— begin —

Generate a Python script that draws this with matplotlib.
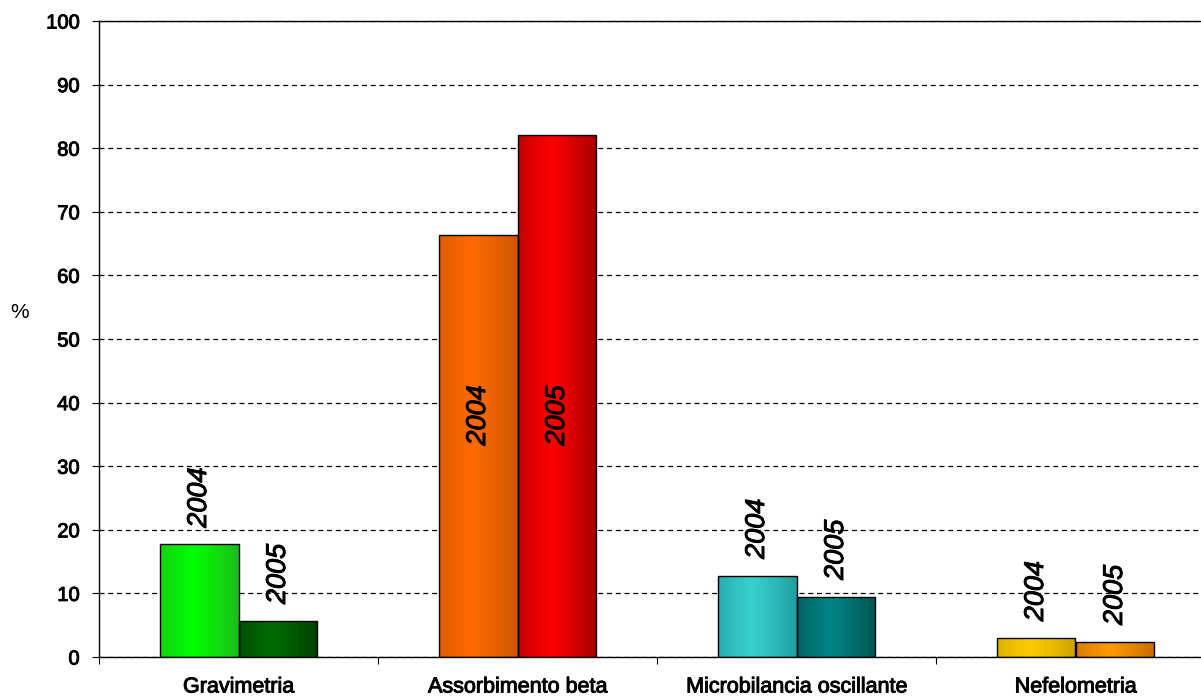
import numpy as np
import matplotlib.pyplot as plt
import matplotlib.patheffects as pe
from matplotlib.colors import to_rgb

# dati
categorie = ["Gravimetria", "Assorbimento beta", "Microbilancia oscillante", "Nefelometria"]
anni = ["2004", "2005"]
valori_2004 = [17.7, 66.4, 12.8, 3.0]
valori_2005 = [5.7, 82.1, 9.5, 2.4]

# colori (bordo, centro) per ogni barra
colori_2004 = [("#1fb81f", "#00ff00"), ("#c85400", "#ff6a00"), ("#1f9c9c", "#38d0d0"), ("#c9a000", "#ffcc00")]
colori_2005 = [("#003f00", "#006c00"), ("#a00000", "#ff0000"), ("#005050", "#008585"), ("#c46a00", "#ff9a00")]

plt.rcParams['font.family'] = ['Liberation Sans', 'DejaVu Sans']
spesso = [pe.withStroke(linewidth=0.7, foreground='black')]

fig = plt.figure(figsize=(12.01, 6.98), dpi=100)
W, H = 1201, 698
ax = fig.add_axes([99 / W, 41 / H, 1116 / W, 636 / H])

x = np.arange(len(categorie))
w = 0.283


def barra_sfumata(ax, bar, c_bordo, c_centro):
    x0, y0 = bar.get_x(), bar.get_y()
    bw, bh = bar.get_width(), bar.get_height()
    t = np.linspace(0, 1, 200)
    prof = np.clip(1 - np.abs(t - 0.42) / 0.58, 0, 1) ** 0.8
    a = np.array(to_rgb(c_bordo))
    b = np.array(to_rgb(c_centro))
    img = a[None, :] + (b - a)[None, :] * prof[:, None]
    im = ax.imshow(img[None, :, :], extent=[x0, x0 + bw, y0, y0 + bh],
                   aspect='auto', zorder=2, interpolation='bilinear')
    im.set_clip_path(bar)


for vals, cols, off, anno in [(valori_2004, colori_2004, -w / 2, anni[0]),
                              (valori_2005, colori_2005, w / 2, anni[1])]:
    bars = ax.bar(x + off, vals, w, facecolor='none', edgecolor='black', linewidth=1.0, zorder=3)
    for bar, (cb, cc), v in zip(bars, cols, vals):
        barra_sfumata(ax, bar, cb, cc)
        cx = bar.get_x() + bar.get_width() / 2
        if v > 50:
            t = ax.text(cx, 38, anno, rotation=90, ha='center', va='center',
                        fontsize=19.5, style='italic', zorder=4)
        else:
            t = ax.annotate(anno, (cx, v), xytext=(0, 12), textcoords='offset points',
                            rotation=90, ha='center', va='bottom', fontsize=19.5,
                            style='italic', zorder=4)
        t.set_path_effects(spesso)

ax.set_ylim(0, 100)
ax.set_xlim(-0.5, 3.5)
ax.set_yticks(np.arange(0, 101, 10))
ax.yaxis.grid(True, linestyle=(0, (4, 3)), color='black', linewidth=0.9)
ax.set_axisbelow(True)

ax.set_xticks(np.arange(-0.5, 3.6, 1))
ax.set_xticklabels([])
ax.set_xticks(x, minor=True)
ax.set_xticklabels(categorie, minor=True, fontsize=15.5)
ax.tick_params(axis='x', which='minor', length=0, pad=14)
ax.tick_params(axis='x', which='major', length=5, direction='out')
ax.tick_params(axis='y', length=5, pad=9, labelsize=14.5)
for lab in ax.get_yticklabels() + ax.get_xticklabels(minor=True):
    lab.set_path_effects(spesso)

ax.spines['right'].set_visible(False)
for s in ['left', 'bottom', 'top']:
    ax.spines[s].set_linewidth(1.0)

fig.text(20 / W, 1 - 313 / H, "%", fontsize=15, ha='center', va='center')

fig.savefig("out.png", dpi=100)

— end —

## TASK STATEMENT
Repeat the material above in full and exactly, apart from the pictures.

## RESULT FOR THIS EXERCISE
Generate a Python script that draws this with matplotlib.
import numpy as np
import matplotlib.pyplot as plt
import matplotlib.patheffects as pe
from matplotlib.colors import to_rgb

# dati
categorie = ["Gravimetria", "Assorbimento beta", "Microbilancia oscillante", "Nefelometria"]
anni = ["2004", "2005"]
valori_2004 = [17.7, 66.4, 12.8, 3.0]
valori_2005 = [5.7, 82.1, 9.5, 2.4]

# colori (bordo, centro) per ogni barra
colori_2004 = [("#1fb81f", "#00ff00"), ("#c85400", "#ff6a00"), ("#1f9c9c", "#38d0d0"), ("#c9a000", "#ffcc00")]
colori_2005 = [("#003f00", "#006c00"), ("#a00000", "#ff0000"), ("#005050", "#008585"), ("#c46a00", "#ff9a00")]

plt.rcParams['font.family'] = ['Liberation Sans', 'DejaVu Sans']
spesso = [pe.withStroke(linewidth=0.7, foreground='black')]

fig = plt.figure(figsize=(12.01, 6.98), dpi=100)
W, H = 1201, 698
ax = fig.add_axes([99 / W, 41 / H, 1116 / W, 636 / H])

x = np.arange(len(categorie))
w = 0.283


def barra_sfumata(ax, bar, c_bordo, c_centro):
    x0, y0 = bar.get_x(), bar.get_y()
    bw, bh = bar.get_width(), bar.get_height()
    t = np.linspace(0, 1, 200)
    prof = np.clip(1 - np.abs(t - 0.42) / 0.58, 0, 1) ** 0.8
    a = np.array(to_rgb(c_bordo))
    b = np.array(to_rgb(c_centro))
    img = a[None, :] + (b - a)[None, :] * prof[:, None]
    im = ax.imshow(img[None, :, :], extent=[x0, x0 + bw, y0, y0 + bh],
                   aspect='auto', zorder=2, interpolation='bilinear')
    im.set_clip_path(bar)


for vals, cols, off, anno in [(valori_2004, colori_2004, -w / 2, anni[0]),
                              (valori_2005, colori_2005, w / 2, anni[1])]:
    bars = ax.bar(x + off, vals, w, facecolor='none', edgecolor='black', linewidth=1.0, zorder=3)
    for bar, (cb, cc), v in zip(bars, cols, vals):
        barra_sfumata(ax, bar, cb, cc)
        cx = bar.get_x() + bar.get_width() / 2
        if v > 50:
            t = ax.text(cx, 38, anno, rotation=90, ha='center', va='center',
                        fontsize=19.5, style='italic', zorder=4)
        else:
            t = ax.annotate(anno, (cx, v), xytext=(0, 12), textcoords='offset points',
                            rotation=90, ha='center', va='bottom', fontsize=19.5,
                            style='italic', zorder=4)
        t.set_path_effects(spesso)

ax.set_ylim(0, 100)
ax.set_xlim(-0.5, 3.5)
ax.set_yticks(np.arange(0, 101, 10))
ax.yaxis.grid(True, linestyle=(0, (4, 3)), color='black', linewidth=0.9)
ax.set_axisbelow(True)

ax.set_xticks(np.arange(-0.5, 3.6, 1))
ax.set_xticklabels([])
ax.set_xticks(x, minor=True)
ax.set_xticklabels(categorie, minor=True, fontsize=15.5)
ax.tick_params(axis='x', which='minor', length=0, pad=14)
ax.tick_params(axis='x', which='major', length=5, direction='out')
ax.tick_params(axis='y', length=5, pad=9, labelsize=14.5)
for lab in ax.get_yticklabels() + ax.get_xticklabels(minor=True):
    lab.set_path_effects(spesso)

ax.spines['right'].set_visible(False)
for s in ['left', 'bottom', 'top']:
    ax.spines[s].set_linewidth(1.0)

fig.text(20 / W, 1 - 313 / H, "%", fontsize=15, ha='center', va='center')

fig.savefig("out.png", dpi=100)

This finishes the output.